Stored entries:
begin

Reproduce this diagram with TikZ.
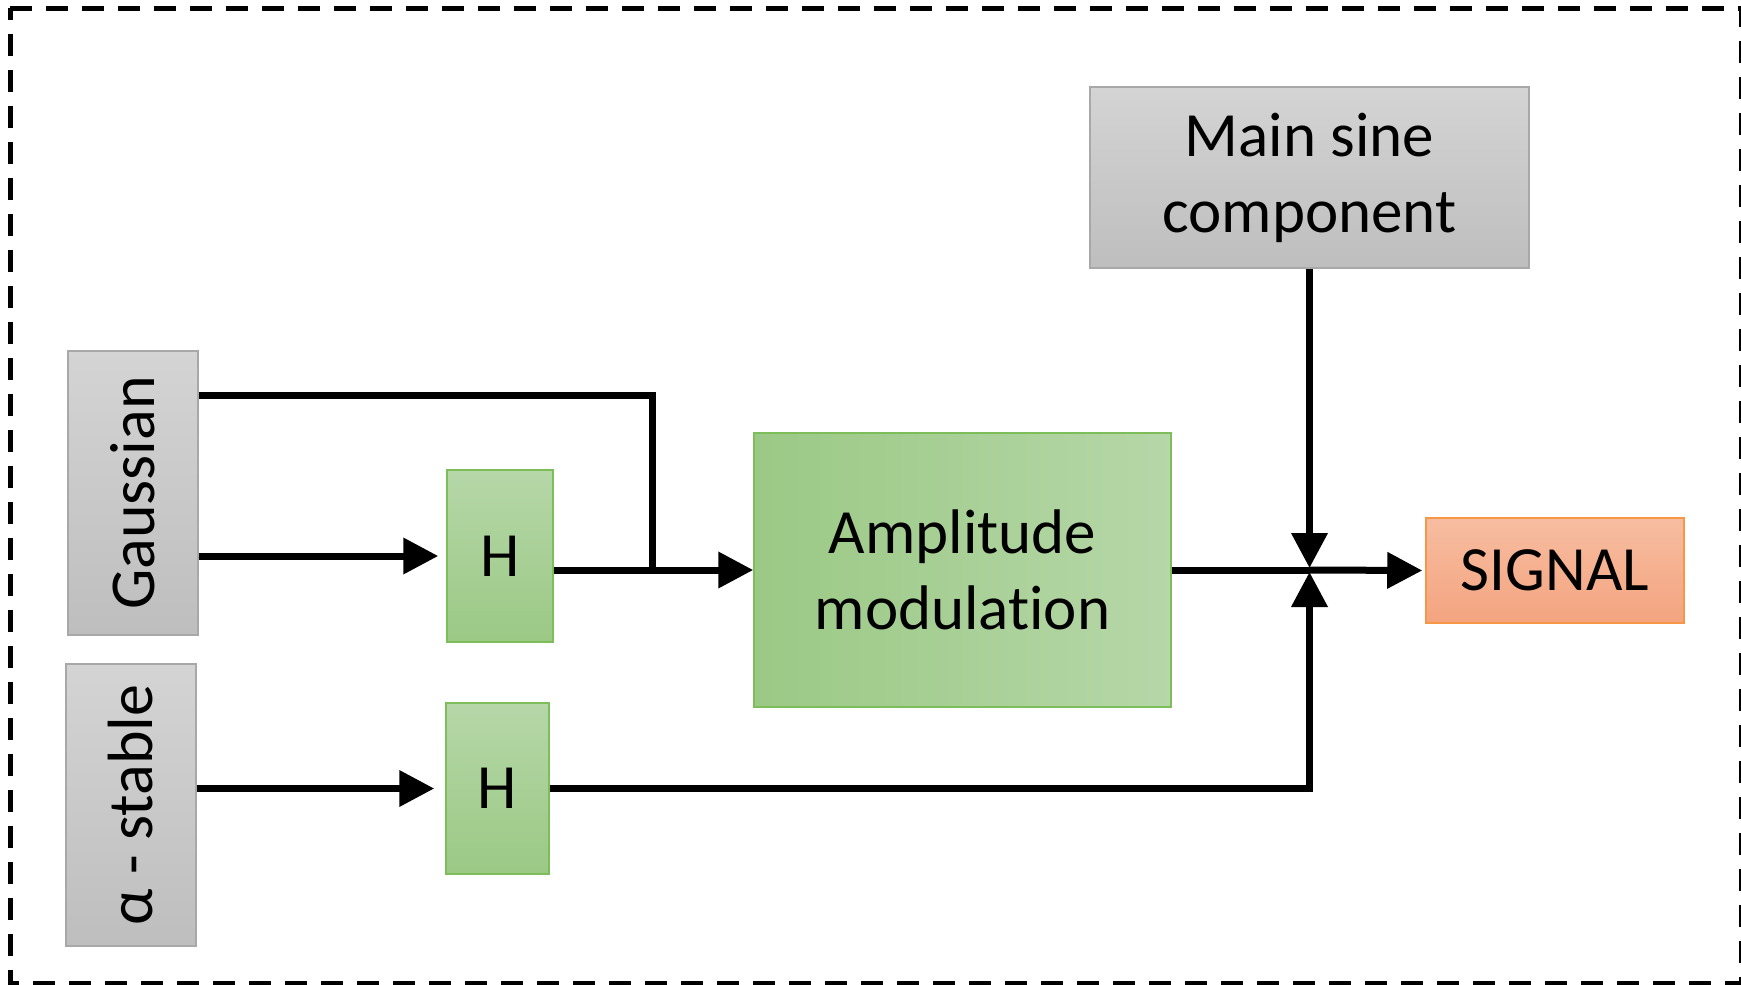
\documentclass[tikz,border=0pt]{standalone}
\usepackage{fontspec}
\setmainfont{Carlito}[Ligatures=NoCommon]
\usetikzlibrary{arrows.meta}

\definecolor{grayTop}{HTML}{D4D4D4}
\definecolor{grayBot}{HTML}{BEBEBE}
\definecolor{grayEdge}{HTML}{A8A8A8}
\definecolor{greenLight}{HTML}{B6D7A8}
\definecolor{greenDark}{HTML}{9BC985}
\definecolor{greenEdge}{HTML}{7DBE5A}
\definecolor{orangeTop}{HTML}{F7BDA1}
\definecolor{orangeBot}{HTML}{F4A47F}
\definecolor{orangeEdge}{HTML}{F79646}

\tikzset{
  box/.style={rectangle, inner sep=0pt, line width=1.5pt, align=center,
    font=\fontsize{63pt}{76pt}\selectfont},
  graybox/.style={box, draw=grayEdge, top color=grayTop, bottom color=grayBot},
  greenbox/.style={box, draw=greenEdge, top color=greenLight, bottom color=greenDark},
  sidegreen/.style={box, draw=greenEdge, left color=greenDark, right color=greenLight},
  outbox/.style={box, draw=orangeEdge, top color=orangeTop, bottom color=orangeBot},
  label/.style={inner sep=0pt, font=\fontsize{64pt}{76pt}\selectfont},
  wire/.style={line width=7pt, black},
  flow/.style={wire, -{Triangle[length=35pt,width=35pt]}},
}

\begin{document}
\begin{tikzpicture}[x=1pt, y=-1pt]
\useasboundingbox (0,0) rectangle (1741,985);

% outer dashed frame
\draw[line width=5pt, dash pattern=on 22pt off 14pt]
  (10,8) -- (1741,8) -- (1741,983) -- (10,983) -- cycle;

% sources
\node[graybox, minimum width=130pt, minimum height=284pt] (gauss) at (133,493) {};
\node[label, rotate=90] at (gauss.center) {Gaussian};
\node[graybox, minimum width=130pt, minimum height=282pt] (alpha) at (131,805) {};
\node[label, rotate=90] at (alpha.center) {α - stable};
\node[graybox, minimum width=439pt, minimum height=181pt] (sine) at (1309.5,177.5)
  {Main sine\\component};

% filters and modulation
\node[greenbox, minimum width=106pt, minimum height=172pt] (h1) at (500,556) {H};
\node[greenbox, minimum width=103pt, minimum height=171pt] (h2) at (497.5,788.5) {H};
\node[sidegreen, minimum width=417pt, minimum height=274pt] (amp) at (962.5,570)
  {Amplitude\\modulation};

% output
\node[outbox, minimum width=258pt, minimum height=105pt] (signal) at (1555,570.5) {SIGNAL};

% branch points
\coordinate (fork) at (652,395);
\coordinate (tap) at (652,570);
\coordinate (junc) at (1309.5,570);

% connectors
\draw[wire] (gauss.east |- fork) -- (fork) -- (tap);
\draw[flow, shorten >=8pt] (gauss.east |- h1) -- (h1.west);
\draw[flow] (h1.east |- amp) -- (amp.west);
\draw[flow, shorten >=11pt] (alpha.east |- h2) -- (h2.west);
\draw[flow, shorten >=2pt] (sine.south) -- (junc);
\draw[flow, shorten >=2pt] (h2.east) -| (junc);
\draw[wire] (amp.east) -- (junc);
\draw[flow, shorten >=3pt] (junc) -- (signal.west);
\end{tikzpicture}
\end{document}
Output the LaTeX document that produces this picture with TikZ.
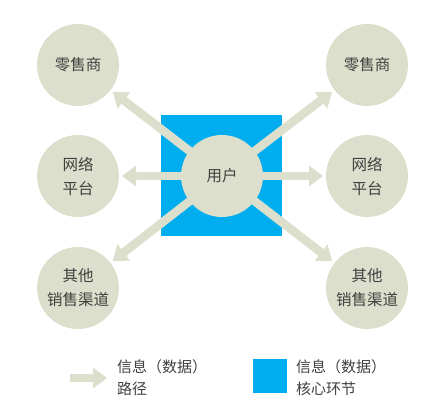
\documentclass[tikz,border=0pt]{standalone}
\usepackage{fontspec}
\setmainfont{Noto Sans CJK SC}
\usetikzlibrary{arrows.meta,backgrounds}
\definecolor{sage}{RGB}{220,223,203}
\definecolor{coreblue}{RGB}{0,174,239}
\definecolor{inkgray}{RGB}{64,64,64}

\begin{document}
\begin{tikzpicture}[x=1pt,y=-1pt]
  \tikzset{CircleStyle/.style = {
    shape         = circle,
    draw          = none,
    fill          = sage,
    text          = inkgray,
    inner sep     = 0pt,
    outer sep     = 0pt,
    minimum size  = 82pt,
    align         = center,
    font          = \fontsize{15.5}{24}\selectfont
    }
  }
  \tikzset{CoreStyle/.style = {
    shape         = rectangle,
    draw          = none,
    fill          = coreblue,
    inner sep     = 0pt,
    outer sep     = 0pt,
    minimum size  = #1
    }
  }
  \tikzset{PathStyle/.style = {
    draw            = sage,
    line width      = 8.5pt,
    -{Triangle[width=20pt,length=14pt]}
    }
  }
  \tikzset{LegendTextStyle/.style = {
    anchor        = west,
    align         = left,
    text          = inkgray,
    inner sep     = 0pt,
    font          = \fontsize{15}{22}\selectfont
    }
  }

  \useasboundingbox (0,0) rectangle (438,415);

	\node[CircleStyle](User) at (222, 176) {用户};
	\node[CircleStyle](RetailL) at (78, 65) {零售商};
	\node[CircleStyle](RetailR) at (367, 65) {零售商};
	\node[CircleStyle](WebL) at (78, 176) {网络\\平台};
	\node[CircleStyle](WebR) at (367, 176) {网络\\平台};
	\node[CircleStyle](OtherL) at (78, 288) {其他\\销售渠道};
	\node[CircleStyle](OtherR) at (367, 288) {其他\\销售渠道};
	%
	\begin{pgfonlayer}{background}
	\node[CoreStyle=121pt](Core) at (221.5, 175.5) {};
	\foreach \target in {RetailL, RetailR, WebL, WebR, OtherL, OtherR}
	  \draw[PathStyle, shorten >=3pt](User.center) -- (\target);
	\end{pgfonlayer}
	%
	\coordinate (LegFrom) at (70, 378);
	\coordinate (LegTo) at (107, 378);
	\draw[PathStyle](LegFrom) -- (LegTo);
	\node[LegendTextStyle](LegPath) at (117, 378) {信息（数据）\\路径};
	\node[CoreStyle=34pt](LegCore) at (270, 376) {};
	\node[LegendTextStyle](LegCoreText) at (296, 378) {信息（数据）\\核心环节};

\end{tikzpicture}
\end{document}
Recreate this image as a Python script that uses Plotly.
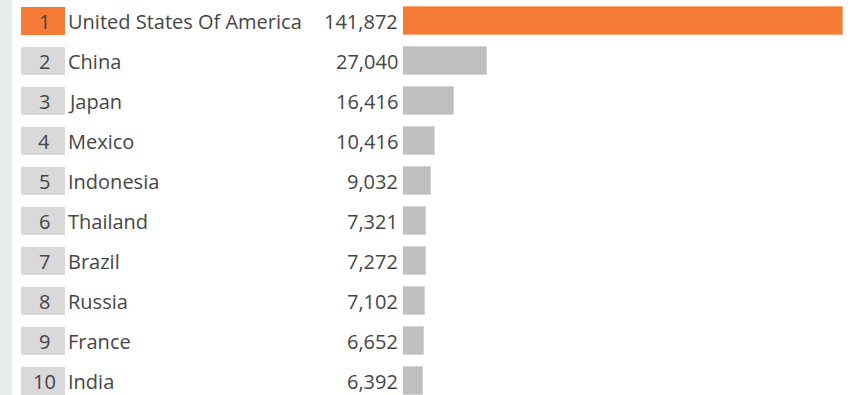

end

What is the number of lines above that hold the string "this"? Answer with that number alone.

## CORRECT RESULT
3